» **Data section**

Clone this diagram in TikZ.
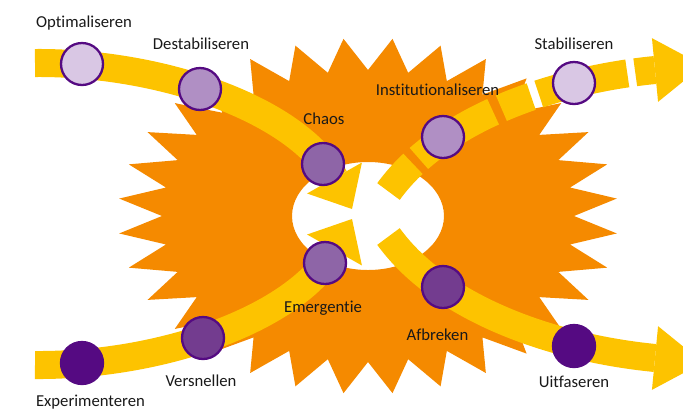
\documentclass[tikz,border=0pt]{standalone}
\usepackage{fontspec}
\setmainfont{Carlito}[Ligatures=NoCommon]
\usetikzlibrary{calc}

\definecolor{fireorange}{RGB}{245,138,0}
\definecolor{bandyellow}{RGB}{253,195,0}
\definecolor{rimpurple}{RGB}{85,10,130}
\definecolor{lilaclight}{RGB}{217,199,228}
\definecolor{lilacmid}{RGB}{176,143,196}
\definecolor{lilacdeep}{RGB}{142,101,167}
\definecolor{lilacdark}{RGB}{115,60,143}
\definecolor{inkgrey}{RGB}{25,25,25}

\tikzset{
  phase/.style={circle, draw=rimpurple, line width=2.3bp, minimum size=42bp, inner sep=0pt},
  band/.style={draw=bandyellow, line width=28bp},
  tag/.style={text=inkgrey, font=\fontsize{16.7bp}{20bp}\selectfont, inner sep=0pt, anchor=base},
}

\begin{document}
\begin{tikzpicture}[x=1bp, y=-1bp]
    \useasboundingbox (0,0) rectangle (683,411);
    \clip (0,0) rectangle (683,411);

    % star with the white hole
    \fill[fireorange, even odd rule] (574,216)
      \foreach \k in {0,...,31}{
        -- ({368+250*cos(11.25*\k+5.625)}, {216-178*sin(11.25*\k+5.625)})
        -- ({368+206*cos(11.25*\k+11.25)}, {216-146*sin(11.25*\k+11.25)})
      } -- cycle
      (368,216) ellipse (76 and 54);

    % band ends
    \coordinate (s1) at (35,63);
    \coordinate (b1) at (334.5,178);
    \coordinate (t1) at (352,209);
    \coordinate (s2) at (35,365);
    \coordinate (b2) at (334.5,250);
    \coordinate (t2) at (352,219);
    \coordinate (s3) at (388.5,191.5);
    \coordinate (b3) at (655,70);
    \coordinate (t3) at (703,65.4);
    \coordinate (s4) at (388.5,236.5);
    \coordinate (b4) at (655,358);
    \coordinate (t4) at (703,362.6);

    \draw[band] (s1) .. controls (160,62) and (295.3,108.4) .. (b1);
    \fill[bandyellow] ($(b1)!31.5bp!90:(t1)$) -- (t1) -- ($(b1)!31.5bp!-90:(t1)$) -- cycle;
    \draw[band] (s2) .. controls (160,366) and (295.3,319.6) .. (b2);
    \fill[bandyellow] ($(b2)!31.5bp!90:(t2)$) -- (t2) -- ($(b2)!31.5bp!-90:(t2)$) -- cycle;
    \draw[band, dash pattern=on 37bp off 8bp on 88bp off 9bp on 32bp off 8bp on 91bp off 8bp on 100bp]
      (s3) .. controls (441,119) and (553,80) .. (b3);
    \fill[bandyellow] ($(b3)!32bp!90:(t3)$) -- (t3) -- ($(b3)!32bp!-90:(t3)$) -- cycle;
    \draw[band] (s4) .. controls (441,309) and (553,348) .. (b4);
    \fill[bandyellow] ($(b4)!32bp!90:(t4)$) -- (t4) -- ($(b4)!32bp!-90:(t4)$) -- cycle;

    % phases
    \node[phase, fill=lilaclight] (opt) at (82,64) {};
    \node[phase, fill=lilacmid] (destab) at (200,89) {};
    \node[phase, fill=lilacdeep] (chaos) at (323,164) {};
    \node[phase, fill=lilacmid] (inst) at (443,137) {};
    \node[phase, fill=lilaclight] (stab) at (574,83) {};
    \node[phase, fill=rimpurple] (exper) at (82,363) {};
    \node[phase, fill=lilacdark] (versn) at (203,338) {};
    \node[phase, fill=lilacdeep] (emerg) at (325,263) {};
    \node[phase, fill=lilacdark] (afbr) at (443,287) {};
    \node[phase, fill=rimpurple] (uitf) at (574,346) {};

    \node[tag] (optlabel) at (84,27.3) {Optimaliseren};
    \node[tag] (destablabel) at (201,49) {Destabiliseren};
    \node[tag] (chaoslabel) at (324,124) {Chaos};
    \node[tag] (instlabel) at (437.5,95) {Institutionaliseren};
    \node[tag] (stablabel) at (574,49.3) {Stabiliseren};
    \node[tag] (experlabel) at (90.5,406.5) {Experimenteren};
    \node[tag] (versnlabel) at (201,386.7) {Versnellen};
    \node[tag] (emerglabel) at (323,312.7) {Emergentie};
    \node[tag] (afbrlabel) at (437.5,340) {Afbreken};
    \node[tag] (uitflabel) at (574,387.7) {Uitfaseren};
\end{tikzpicture}
\end{document}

» **Work required**
Repeat the listing above exactly, with no pictures.

» **Completed task**
Clone this diagram in TikZ.
\documentclass[tikz,border=0pt]{standalone}
\usepackage{fontspec}
\setmainfont{Carlito}[Ligatures=NoCommon]
\usetikzlibrary{calc}

\definecolor{fireorange}{RGB}{245,138,0}
\definecolor{bandyellow}{RGB}{253,195,0}
\definecolor{rimpurple}{RGB}{85,10,130}
\definecolor{lilaclight}{RGB}{217,199,228}
\definecolor{lilacmid}{RGB}{176,143,196}
\definecolor{lilacdeep}{RGB}{142,101,167}
\definecolor{lilacdark}{RGB}{115,60,143}
\definecolor{inkgrey}{RGB}{25,25,25}

\tikzset{
  phase/.style={circle, draw=rimpurple, line width=2.3bp, minimum size=42bp, inner sep=0pt},
  band/.style={draw=bandyellow, line width=28bp},
  tag/.style={text=inkgrey, font=\fontsize{16.7bp}{20bp}\selectfont, inner sep=0pt, anchor=base},
}

\begin{document}
\begin{tikzpicture}[x=1bp, y=-1bp]
    \useasboundingbox (0,0) rectangle (683,411);
    \clip (0,0) rectangle (683,411);

    % star with the white hole
    \fill[fireorange, even odd rule] (574,216)
      \foreach \k in {0,...,31}{
        -- ({368+250*cos(11.25*\k+5.625)}, {216-178*sin(11.25*\k+5.625)})
        -- ({368+206*cos(11.25*\k+11.25)}, {216-146*sin(11.25*\k+11.25)})
      } -- cycle
      (368,216) ellipse (76 and 54);

    % band ends
    \coordinate (s1) at (35,63);
    \coordinate (b1) at (334.5,178);
    \coordinate (t1) at (352,209);
    \coordinate (s2) at (35,365);
    \coordinate (b2) at (334.5,250);
    \coordinate (t2) at (352,219);
    \coordinate (s3) at (388.5,191.5);
    \coordinate (b3) at (655,70);
    \coordinate (t3) at (703,65.4);
    \coordinate (s4) at (388.5,236.5);
    \coordinate (b4) at (655,358);
    \coordinate (t4) at (703,362.6);

    \draw[band] (s1) .. controls (160,62) and (295.3,108.4) .. (b1);
    \fill[bandyellow] ($(b1)!31.5bp!90:(t1)$) -- (t1) -- ($(b1)!31.5bp!-90:(t1)$) -- cycle;
    \draw[band] (s2) .. controls (160,366) and (295.3,319.6) .. (b2);
    \fill[bandyellow] ($(b2)!31.5bp!90:(t2)$) -- (t2) -- ($(b2)!31.5bp!-90:(t2)$) -- cycle;
    \draw[band, dash pattern=on 37bp off 8bp on 88bp off 9bp on 32bp off 8bp on 91bp off 8bp on 100bp]
      (s3) .. controls (441,119) and (553,80) .. (b3);
    \fill[bandyellow] ($(b3)!32bp!90:(t3)$) -- (t3) -- ($(b3)!32bp!-90:(t3)$) -- cycle;
    \draw[band] (s4) .. controls (441,309) and (553,348) .. (b4);
    \fill[bandyellow] ($(b4)!32bp!90:(t4)$) -- (t4) -- ($(b4)!32bp!-90:(t4)$) -- cycle;

    % phases
    \node[phase, fill=lilaclight] (opt) at (82,64) {};
    \node[phase, fill=lilacmid] (destab) at (200,89) {};
    \node[phase, fill=lilacdeep] (chaos) at (323,164) {};
    \node[phase, fill=lilacmid] (inst) at (443,137) {};
    \node[phase, fill=lilaclight] (stab) at (574,83) {};
    \node[phase, fill=rimpurple] (exper) at (82,363) {};
    \node[phase, fill=lilacdark] (versn) at (203,338) {};
    \node[phase, fill=lilacdeep] (emerg) at (325,263) {};
    \node[phase, fill=lilacdark] (afbr) at (443,287) {};
    \node[phase, fill=rimpurple] (uitf) at (574,346) {};

    \node[tag] (optlabel) at (84,27.3) {Optimaliseren};
    \node[tag] (destablabel) at (201,49) {Destabiliseren};
    \node[tag] (chaoslabel) at (324,124) {Chaos};
    \node[tag] (instlabel) at (437.5,95) {Institutionaliseren};
    \node[tag] (stablabel) at (574,49.3) {Stabiliseren};
    \node[tag] (experlabel) at (90.5,406.5) {Experimenteren};
    \node[tag] (versnlabel) at (201,386.7) {Versnellen};
    \node[tag] (emerglabel) at (323,312.7) {Emergentie};
    \node[tag] (afbrlabel) at (437.5,340) {Afbreken};
    \node[tag] (uitflabel) at (574,387.7) {Uitfaseren};
\end{tikzpicture}
\end{document}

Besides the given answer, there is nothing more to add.